熊本大学は2月3日、マウスによる動物実験において、抹茶にうつ症状を軽減させる効果があることを明らかにしたと発表した。

同成果は、熊本大大学院 生命科学研究部の倉内祐樹准教授らの研究チームによるもの。詳細は、栄養学に関する全般を扱うオープンアクセスジャーナル「Nutrients」に掲載された。

うつ病は世界で最も患者数の多い精神疾患であり、近年のコロナ禍によってさらに患者数が増加しているとされる。コロナ禍におけるホームステイなど、ライフスタイルの変化がうつ症状を誘発することも指摘されており、日常生活のストレスに適切に対処することが、うつ病の発症予防に重要だと考えられている。
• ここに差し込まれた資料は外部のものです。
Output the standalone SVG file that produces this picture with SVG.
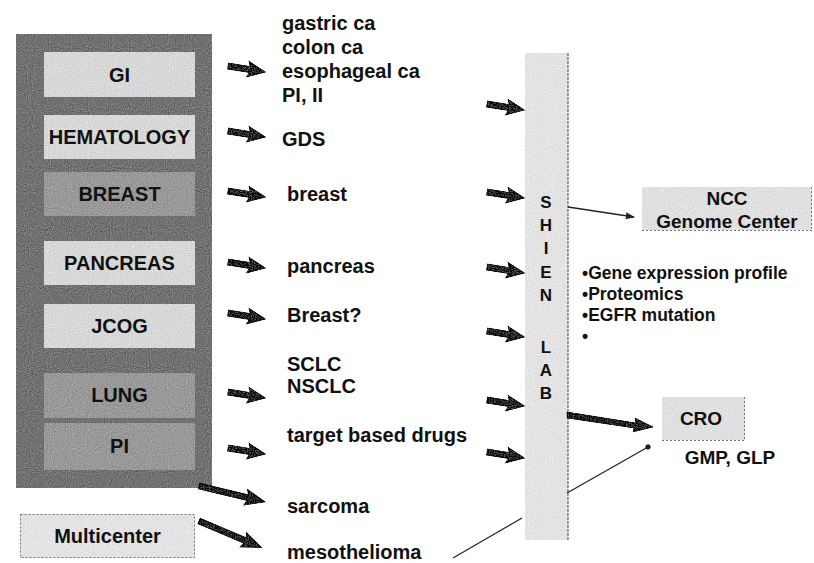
<svg xmlns="http://www.w3.org/2000/svg" xmlns:xlink="http://www.w3.org/1999/xlink" width="814" height="563" viewBox="0 0 814 563">
<style>
text{font-family:"Liberation Sans",Arial,sans-serif;font-weight:bold;fill:#111}
.lbl{font-size:20px;text-anchor:middle}
.t{font-size:20px}
.b{font-size:17.5px}
.s{font-size:19px;text-anchor:middle}
.v{font-size:17px;text-anchor:middle}
.light{fill:#e2e2e2}
.mid{fill:#a8a8a8}
.arr{fill:#555;stroke:#2a2a2a;stroke-width:1}
.thin{stroke:#222;stroke-width:1.3;fill:none}
.dash{fill:none;stroke:#777;stroke-width:1;stroke-dasharray:2 2}
</style>
<defs>
<filter id="grain" x="0" y="0" width="100%" height="100%">
<feTurbulence type="fractalNoise" baseFrequency="0.95" numOctaves="1" seed="3" result="n"/>
<feColorMatrix in="n" type="saturate" values="0" result="g"/>
<feComponentTransfer in="g" result="c">
<feFuncR type="linear" slope="3" intercept="-1"/>
<feFuncG type="linear" slope="3" intercept="-1"/>
<feFuncB type="linear" slope="3" intercept="-1"/>
</feComponentTransfer>
<feComposite in="c" in2="SourceGraphic" operator="arithmetic" k1="0" k2="0.3" k3="1" k4="-0.15" result="m"/>
<feComposite in="m" in2="SourceAlpha" operator="in"/>
</filter>
<path id="arr" d="M0,-3 L22,-3 L20,-8 L38,0 L20,8 L22,3 L0,3 Z"/>
<path id="arrL" d="M0,-3 L50,-3 L48,-8 L68,0 L48,8 L50,3 L0,3 Z"/>
<marker id="ah" viewBox="0 0 10 10" refX="9" refY="5" markerWidth="7" markerHeight="7" orient="auto">
<path d="M0,1 L10,5 L0,9 Z" fill="#222"/>
</marker>
<marker id="dot" viewBox="0 0 10 10" refX="5" refY="5" markerWidth="5" markerHeight="5" orient="auto">
<circle cx="5" cy="5" r="4" fill="#222"/>
</marker>
</defs>
<rect width="814" height="563" fill="#fff"/>

<g id="container">
<rect x="16" y="34" width="196" height="454" fill="#858585" filter="url(#grain)"/>
</g>
<g id="gi"><rect class="light" x="44" y="52" width="151" height="45" filter="url(#grain)"/><text class="lbl" x="119.5" y="82">GI</text></g>
<g id="hematology"><rect class="light" x="44" y="115" width="151" height="44" filter="url(#grain)"/><text class="lbl" x="119.5" y="144">HEMATOLOGY</text></g>
<g id="breast"><rect class="mid" x="44" y="172" width="151" height="44" filter="url(#grain)"/><text class="lbl" x="119.5" y="201">BREAST</text></g>
<g id="pancreas"><rect class="light" x="44" y="241" width="151" height="44" filter="url(#grain)"/><text class="lbl" x="119.5" y="270">PANCREAS</text></g>
<g id="jcog"><rect class="light" x="44" y="304" width="151" height="44" filter="url(#grain)"/><text class="lbl" x="119.5" y="333">JCOG</text></g>
<g id="lung"><rect class="mid" x="44" y="373" width="151" height="45" filter="url(#grain)"/><text class="lbl" x="119.5" y="402">LUNG</text></g>
<g id="pi"><rect class="mid" x="44" y="423" width="151" height="47" filter="url(#grain)"/><text class="lbl" x="119.5" y="453">PI</text></g>
<g id="multicenter"><rect x="20" y="514" width="175" height="44" fill="#ebebeb" filter="url(#grain)"/><rect class="dash" x="20.5" y="514.5" width="174" height="43"/><text class="lbl" x="107.5" y="543">Multicenter</text></g>

<g id="shien-lab">
<rect x="525" y="53" width="43" height="487" fill="#ebebeb" filter="url(#grain)"/>
<line x1="568" y1="53" x2="568" y2="540" stroke="#444" stroke-width="1" stroke-dasharray="3 1"/>
<text class="v" x="546" y="208">S</text>
<text class="v" x="546" y="231">H</text>
<text class="v" x="546" y="254">I</text>
<text class="v" x="546" y="278">E</text>
<text class="v" x="546" y="301">N</text>
<text class="v" x="546" y="353">L</text>
<text class="v" x="546" y="376">A</text>
<text class="v" x="546" y="399">B</text>
</g>

<g id="ncc">
<rect x="642" y="187" width="170" height="43" fill="#e8e8e8" filter="url(#grain)"/>
<path class="dash" d="M642,230.5 H812 M811.5,187 V230"/>
<text class="s" x="727" y="205">NCC</text>
<text class="s" x="727" y="228">Genome Center</text>
</g>

<g id="cro">
<rect x="662" y="397" width="83" height="43" fill="#e8e8e8" filter="url(#grain)"/>
<path class="dash" d="M662,440.5 H745 M744.5,397 V440"/>
<text class="s" x="701" y="425">CRO</text>
</g>

<g id="texts">
<text class="t" x="282" y="30">gastric ca</text>
<text class="t" x="282" y="54">colon ca</text>
<text class="t" x="282" y="78">esophageal ca</text>
<text class="t" x="282" y="102">PI, II</text>
<text class="t" x="282" y="146">GDS</text>
<text class="t" x="287" y="201">breast</text>
<text class="t" x="287" y="273">pancreas</text>
<text class="t" x="287" y="322">Breast?</text>
<text class="t" x="287" y="371">SCLC</text>
<text class="t" x="287" y="393">NSCLC</text>
<text class="t" x="287" y="442">target based drugs</text>
<text class="t" x="287" y="513">sarcoma</text>
<text class="t" x="287" y="559">mesothelioma</text>
<text class="b" x="582" y="279">•Gene expression profile</text>
<text class="b" x="582" y="300">•Proteomics</text>
<text class="b" x="582" y="321">•EGFR mutation</text>
<text class="b" x="582" y="342">•</text>
<text class="s" x="730" y="464">GMP, GLP</text>
</g>

<g id="connectors">
<g class="arr" filter="url(#grain)">
<use xlink:href="#arr" transform="translate(228,66) rotate(9)"/>
<use xlink:href="#arr" transform="translate(228,131) rotate(9)"/>
<use xlink:href="#arr" transform="translate(228,191) rotate(9)"/>
<use xlink:href="#arr" transform="translate(228,262) rotate(9)"/>
<use xlink:href="#arr" transform="translate(228,313) rotate(9)"/>
<use xlink:href="#arr" transform="translate(228,392) rotate(9)"/>
<use xlink:href="#arr" transform="translate(228,448) rotate(9)"/>
<use xlink:href="#arr" transform="translate(487,104) rotate(9)"/>
<use xlink:href="#arr" transform="translate(487,192) rotate(9)"/>
<use xlink:href="#arr" transform="translate(487,267) rotate(9)"/>
<use xlink:href="#arr" transform="translate(487,331) rotate(9)"/>
<use xlink:href="#arr" transform="translate(487,400) rotate(9)"/>
<use xlink:href="#arr" transform="translate(487,452) rotate(9)"/>
<use xlink:href="#arrL" transform="translate(199,486) rotate(13.5)"/>
<use xlink:href="#arrL" transform="translate(199,521) rotate(23)"/>
<path d="M567,412 L636,423 L635,418 L653,427 L633,432 L634,428 L567,418 Z"/>
</g>
<line class="thin" x1="568" y1="207" x2="634" y2="217" marker-end="url(#ah)"/>
<line class="thin" x1="567" y1="493" x2="648" y2="447" marker-end="url(#dot)"/>
<line class="thin" x1="453" y1="558" x2="522" y2="518"/>
</g>
</svg>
抹茶を日常的に飲むことは、以前から健康への好影響があることが知られていた。かつて抹茶は医薬品のように扱われてきた時代もあり、日常生活で生じるストレスへの対処に不可欠なリラックス効果も期待されているが、これについて科学的な根拠は十分ではなかったという。

そこで研究チームは今回、抹茶を飲んだ時のストレス状態やストレス感受性の個人差が抹茶の効果に影響するという仮説を立て、ストレス状態の異なるマウスを用いた検討を行うことにしたとする。

まず、マウスにストレスを与える目的で社会集団から隔離して1匹のみで飼育し、その後、抹茶を飲ませた時のうつ様行動を尾懸垂試験によって評価した。さらに、それぞれのマウスのうつ様症状と脳内ドーパミン神経回路の活性化状態の関係性を明らかにする目的で、行動薬理学的解析ならびに神経活動の指標である「c-Fosタンパク質」を発現する神経細胞の検出が行われた。

同実験では、ストレスに対する感受性が異なる2種類の実験用マウス(C57BL/6J系統マウス、BALB/c系統マウス)が、それぞれ社会集団から隔離されて1匹のみで飼育された。すると、C57BL/6J系統マウスはうつ様症状が強く現れたのに対し、BALB/c系統マウスのうつ様症状は非常に弱いことが確認された。

そして抹茶を飲ませた場合の抗うつ効果は、C57BL/6J系統マウスに対してのみ発揮され、その作用にはドーパミンD1受容体の活性化を介した機序が関与することが明らかになったという。その一方で、BALB/c系統マウスに抹茶を飲ませても、その行動は変化しないことが観察された。

さらに、脳内神経回路の活性化状態を解析したところ、C57BL/6J系統マウスは前頭前野-側坐核-腹側被蓋野を中心とした脳内ドーパミン神経回路の活性化状態が非常に低くなっていたものの、抹茶を飲ませるとその活性化状態が高くなることがわかった。一方、BALB/c系統マウスは、もともと脳内ドーパミン神経回路の活性化状態が非常に高く、抹茶を飲ませてもその活性化状態は変化しなかったとする。

  • 抹茶がうつ様行動を軽減するメカニズム。社会集団から隔離された際にうつ様症状が現れるC57BL/6系統マウスでは、脳内ドーパミン神経回路の活性化状態が低い。抹茶は、脳内ドーパミン神経回路の活性化状態を高める働きにより抗うつ効果を発揮することが示唆された。DA:ドーパミン、GABA:γ-アミノ酪酸、Glu:グルタミン酸

    抹茶がうつ様行動を軽減するメカニズム。社会集団から隔離された際にうつ様症状が現れるC57BL/6系統マウスでは、脳内ドーパミン神経回路の活性化状態が低い。抹茶は、脳内ドーパミン神経回路の活性化状態を高める働きにより抗うつ効果を発揮することが示唆された。DA:ドーパミン、GABA:γ-アミノ酪酸、Glu:グルタミン酸(出所:熊本大プレスリリースPDF)

研究チームはこれらの結果について、脳内ドーパミン神経回路の活性化状態がうつ様症状と関係し、ストレス状態やストレス感受性の個人差が抹茶の効果に影響することが示唆されるとした。

うつ病の発症を予防するためには、日常のさまざまなストレスに適切に対処するセルフケアを実践し、心や身体の健康を維持することが大切だとされる。今回の研究成果は、食品である抹茶がストレス対処に有益な作用をもたらす可能性が示されているという。また今後、日常生活における精神状態の違いやストレスに対する感受性の個人差を考慮し、抹茶を活用した健康増進プログラムが開発・実践されることが期待できるとした。